[Begin DATA SHOWN]
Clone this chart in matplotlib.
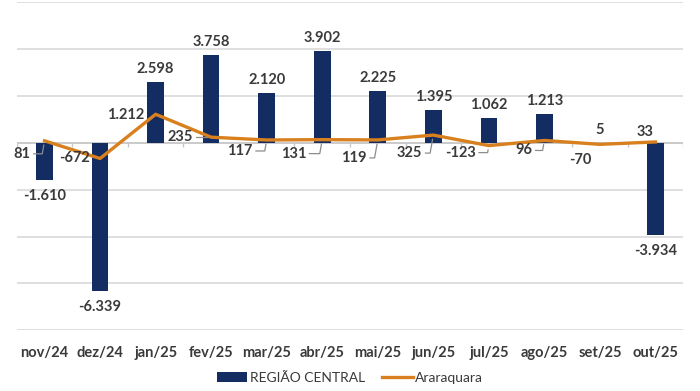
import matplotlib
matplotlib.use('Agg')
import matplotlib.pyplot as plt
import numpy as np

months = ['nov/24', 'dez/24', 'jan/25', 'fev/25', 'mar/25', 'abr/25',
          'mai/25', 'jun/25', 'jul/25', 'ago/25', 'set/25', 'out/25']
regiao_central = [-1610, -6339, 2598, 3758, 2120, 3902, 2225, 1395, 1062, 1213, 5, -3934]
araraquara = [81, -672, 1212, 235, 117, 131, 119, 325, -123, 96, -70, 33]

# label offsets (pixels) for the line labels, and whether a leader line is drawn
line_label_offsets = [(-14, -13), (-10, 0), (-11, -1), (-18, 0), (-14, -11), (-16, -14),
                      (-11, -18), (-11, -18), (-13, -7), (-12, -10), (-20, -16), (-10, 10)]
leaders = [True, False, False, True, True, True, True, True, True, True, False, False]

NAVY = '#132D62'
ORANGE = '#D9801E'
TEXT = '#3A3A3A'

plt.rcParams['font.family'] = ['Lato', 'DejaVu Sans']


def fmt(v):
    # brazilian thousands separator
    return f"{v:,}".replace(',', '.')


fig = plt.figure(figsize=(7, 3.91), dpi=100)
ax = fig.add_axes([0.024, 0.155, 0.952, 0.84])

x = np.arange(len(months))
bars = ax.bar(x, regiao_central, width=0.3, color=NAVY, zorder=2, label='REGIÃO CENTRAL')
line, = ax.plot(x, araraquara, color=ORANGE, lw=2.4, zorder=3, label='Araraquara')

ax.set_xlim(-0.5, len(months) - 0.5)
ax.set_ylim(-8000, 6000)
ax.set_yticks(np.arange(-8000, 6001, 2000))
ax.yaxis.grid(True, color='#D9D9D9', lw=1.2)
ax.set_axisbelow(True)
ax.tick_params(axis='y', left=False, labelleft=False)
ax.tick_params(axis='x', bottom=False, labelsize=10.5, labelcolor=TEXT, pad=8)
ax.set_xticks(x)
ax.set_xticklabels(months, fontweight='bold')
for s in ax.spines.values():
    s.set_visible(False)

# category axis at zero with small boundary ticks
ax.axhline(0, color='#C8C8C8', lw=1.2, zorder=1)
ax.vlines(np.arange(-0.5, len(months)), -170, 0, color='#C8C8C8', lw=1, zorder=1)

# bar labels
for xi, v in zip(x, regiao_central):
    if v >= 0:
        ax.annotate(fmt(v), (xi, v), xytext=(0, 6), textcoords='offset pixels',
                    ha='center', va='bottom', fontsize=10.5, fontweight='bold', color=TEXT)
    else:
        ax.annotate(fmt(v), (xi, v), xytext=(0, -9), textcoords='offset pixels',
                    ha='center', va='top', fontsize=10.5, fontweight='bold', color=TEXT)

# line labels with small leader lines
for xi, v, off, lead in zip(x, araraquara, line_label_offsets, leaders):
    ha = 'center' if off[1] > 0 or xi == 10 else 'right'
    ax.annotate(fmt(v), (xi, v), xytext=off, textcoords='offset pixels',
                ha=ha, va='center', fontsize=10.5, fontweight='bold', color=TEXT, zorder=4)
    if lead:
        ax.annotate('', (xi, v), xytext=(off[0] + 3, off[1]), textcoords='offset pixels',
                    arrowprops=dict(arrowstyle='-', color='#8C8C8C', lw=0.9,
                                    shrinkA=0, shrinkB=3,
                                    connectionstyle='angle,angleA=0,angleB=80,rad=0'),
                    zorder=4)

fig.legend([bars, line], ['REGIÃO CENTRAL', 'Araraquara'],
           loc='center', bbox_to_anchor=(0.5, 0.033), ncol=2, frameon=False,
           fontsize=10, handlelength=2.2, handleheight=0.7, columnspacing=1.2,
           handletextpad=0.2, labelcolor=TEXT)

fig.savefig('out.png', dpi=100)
[End DATA SHOWN]
* AIM
Go from the first line of the listing to the line holding "import numpy as np" and, please, transcribe those lines exactly, both included, with no pictures.

* REPLY TO THE EXERCISE
Clone this chart in matplotlib.
import matplotlib
matplotlib.use('Agg')
import matplotlib.pyplot as plt
import numpy as np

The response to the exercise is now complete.